Clippers add young energy to boost their playoff potential without Kawhi Leonard
On the first day of a new season’s training camp, the youngest and least contractually secure Clippers gathered inside San Diego State’s basketball practice facility around 10 a.m. Tuesday and around Dan Craig, an assistant, who informed them they would start by revisiting the basics: How to box out on free throws.
The young Clippers listened dutifully, their eyes wide.
It was only some 20 minutes later that star Paul George and his fellow starters sauntered inside wearing slides and headphones, their tenures insulating them from such review lessons.
The young guys “are kind of like all over the place, very excited,” coach Tyronn Lue said. “You know the veteran guys are like ‘eh.’”
To wit, 19-year-old forward Brandon Boston, a sinewy second-round draft pick in July, beamed Wednesday while recounting the first day of camp.
“Practice was fun,” he said. “It didn’t feel like three hours.”
Such an interplay between the young and old, eager and established, is typical among NBA training camps, but the Clippers’ generation gap will persist well into the season by design. Believing last season’s core included too many older, expensive contributors, Clippers executives set out during the offseason to balance its collection of in-their-prime headliners with a youth movement in hopes that, should their potential develop, their inexpensive deals and youthful energy will allow the Clippers’ to extend their championship window several years.
“To be able to add talent and rising ascending talent we thought was really important, just because we have a veteran corps that does a lot of heavy lifting throughout the course of the year,” said Lawrence Frank, the team’s president of basketball operations.
Familiar faces on a roster that reached the conference finals, including Patrick Beverley (33), Rajon Rondo (35) and center DeMarcus Cousins (31), were jettisoned to ensure room for rookies Boston, Keon Johnson (19) and Jason Preston (22).
Justise Winslow (25), on a mission to live up to his potential following a hip injury, played backup point guard Tuesday but also will be counted on to contribute as a small-ball center. With backup center Serge Ibaka limited to noncontact drills while recovering from back surgery, the Clippers could look to fill their last available roster spot with a big man and might have a “tough choice,” as Lue said, in potentially choosing between Harry Giles (23) or Isaiah Hartenstein (23).
“The veterans definitely have a veteran leadership, and the way they play the game, but the young guys are just running around, excited, just playing fast, playing hard, and that’s what you need in training camp,” Lue said. “We got a balance of both, so it’s really good for us.”
By playing center Ivica Zubac, still only 24, guard Luke Kennard (25) and second-year wing Terance Mann in key postseason moments, Lue demonstrated last season that his coaching style is flexible enough to believe that finding time for younger players and carrying championship-caliber expectations are not mutually exclusive ideas. As summer league in Las Vegas ended, and Boston, Preston and Johnson began to grow more comfortable, the Clippers suggested that with Kawhi Leonard expected to miss significant time because of a knee injury, the upcoming season could present an opportunity to provide their rookies the runway to grow for the future without lowering their present-day expectations of a playoff berth.
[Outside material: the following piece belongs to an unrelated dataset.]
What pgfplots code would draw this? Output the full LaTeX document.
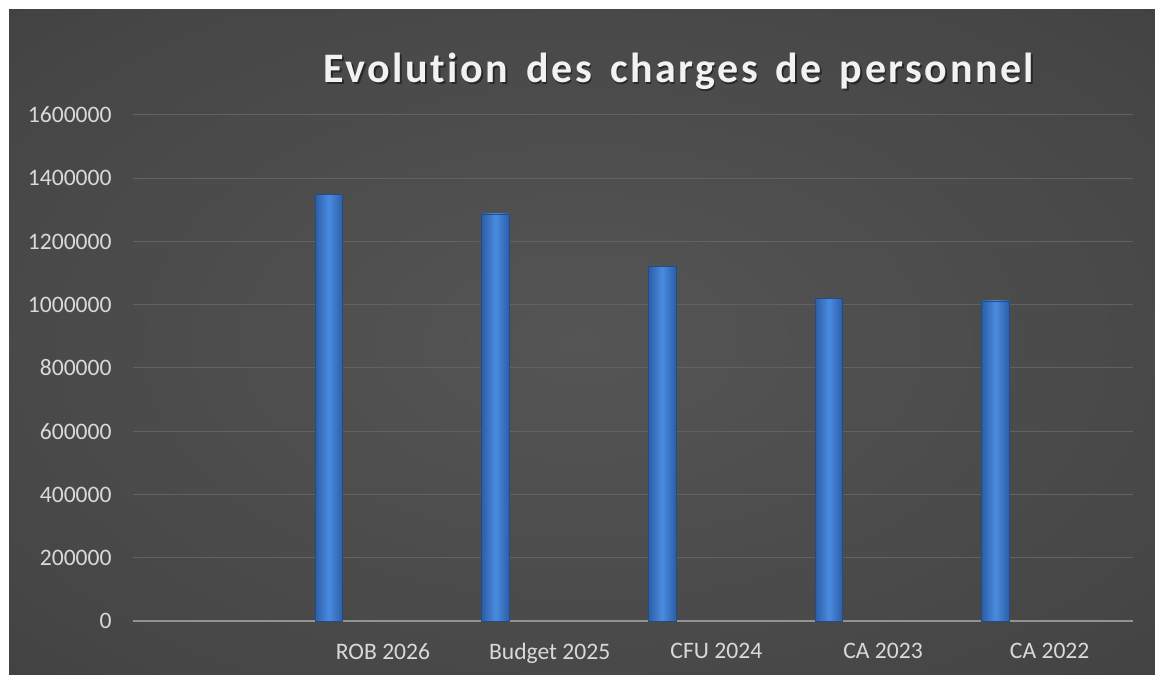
\documentclass[border=0pt]{standalone}
\usepackage{fontspec}
\setmainfont{Carlito}
\newfontfamily\titlefont{Carlito}[LetterSpace=6, WordSpace=1.5, Ligatures=NoCommon]
\usepackage{pgfplots}
\pgfplotsset{compat=1.18}

\definecolor{bgin}{HTML}{555555}
\definecolor{bgmid}{HTML}{454545}
\definecolor{bgout}{HTML}{232323}
\definecolor{barmid}{HTML}{4A8BE0}
\definecolor{baredge}{HTML}{2C5EA6}
\definecolor{gridgray}{HTML}{626262}
\definecolor{axisgray}{HTML}{929292}
\definecolor{labelgray}{HTML}{D9D9D9}
\definecolor{titlecol}{HTML}{F2F2F2}

\pgfdeclareradialshading{chartbg}{\pgfpoint{0bp}{0bp}}{%
  color(0bp)=(bgin); color(32bp)=(bgmid); color(72bp)=(bgout)}

\pgfplotsset{
  barstyle/.style={ybar, bar shift=0pt, bar width=0.165,
    draw=baredge!80!black, line width=0.3pt,
    left color=baredge, right color=baredge, middle color=barmid},
}

\begin{document}
\begin{tikzpicture}
% white margin + dark chart area
\path[fill=white] (0,0) rectangle (577.5pt,337pt);
\shade[shading=chartbg] (4.5pt,0) rectangle (577.5pt,332pt);

\begin{axis}[
  at={(66.5pt,26.5pt)}, anchor=south west,
  scale only axis, width=500pt, height=253pt,
  xmin=0, xmax=6,
  ymin=0, ymax=1600000,
  axis lines*=left,
  y axis line style={draw=none},
  x axis line style={draw=axisgray, line width=1pt},
  xtick={1.5,2.5,3.5,4.5,5.5},
  xticklabels={ROB 2026, Budget 2025, CFU 2024, CA 2023, CA 2022},
  ytick={0,200000,400000,600000,800000,1000000,1200000,1400000,1600000},
  major tick length=0pt,
  ymajorgrids,
  grid style={draw=gridgray, line width=0.5pt},
  scaled y ticks=false,
  ticklabel style={font=\fontsize{11.8}{13}\selectfont, text=labelgray, inner sep=0pt},
  yticklabel style={xshift=-10.5pt,
    /pgf/number format/fixed,
    /pgf/number format/precision=0,
    /pgf/number format/1000 sep={},
    /pgf/number format/assume math mode=true},
  xticklabel style={yshift=-11pt},
]
\addplot[barstyle] coordinates {(1.175,1350000)};
\addplot[barstyle] coordinates {(2.175,1287000)};
\addplot[barstyle] coordinates {(3.175,1122000)};
\addplot[barstyle] coordinates {(4.175,1021000)};
\addplot[barstyle] coordinates {(5.175,1012000)};
\end{axis}

\node[anchor=base, font=\titlefont\bfseries\fontsize{21}{24}\selectfont, text=black, opacity=0.45]
  at (340.2pt,294.9pt) {Evolution des charges de personnel};
\node[anchor=base, font=\titlefont\bfseries\fontsize{21}{24}\selectfont, text=titlecol]
  at (339.5pt,295.5pt) {Evolution des charges de personnel};
\end{tikzpicture}
\end{document}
How much that happens in practice remains to be seen on a roster where playing time must be earned. Of the seven Clippers who averaged the most minutes in the 2021 postseason, five are back and healthy to start this season. With that kind of continuity, “I think it will be really easy” to start fast, said forward Marcus Morris.
An injured right foot has kept Preston limited to watching practice from a scooter. Johnson’s place in the regular rotation seems distant, for now, as Frank described the goal for the rookie as polishing a few areas he consistently does well — on-ball defense, finishing in transition — and slowly widening his box of skills.
For Boston, his confidence is as evident as the braids that swing when he rises to shoot, or the smile that crossed his face when he acknowledged that he has escaped, so far, being assigned any onerous rookie duties.
Having worked out in the offseason with NBA veterans including Ben Simmons for several years, he is respectful of Clippers veterans but not awed. He offered a knowing smile and little else when asked if he’d beaten any teammates one-on-one.
“I feel like I’ve just been a pro for three years; it’s the money just came [recently],” Boston said. “So it’s just taking it one day at a time learning from those guys.”
Morris is one of them. The 32-year-old has a direct teaching style, at one point grabbing the rookie in front of the larger group at practice to make a point about where he had erred, Boston said.
He knows the first step to rotation minutes is by learning. But the second is by doing, and even in a lineup stacked with veterans, there was little doubt already that he belonged.
“My whole life, I feel like I can score on anybody, I feel like nobody can just guard me one-on-one,” Boston said. “So just putting the ball in the hoop, in many different ways, I feel like that’s my game.”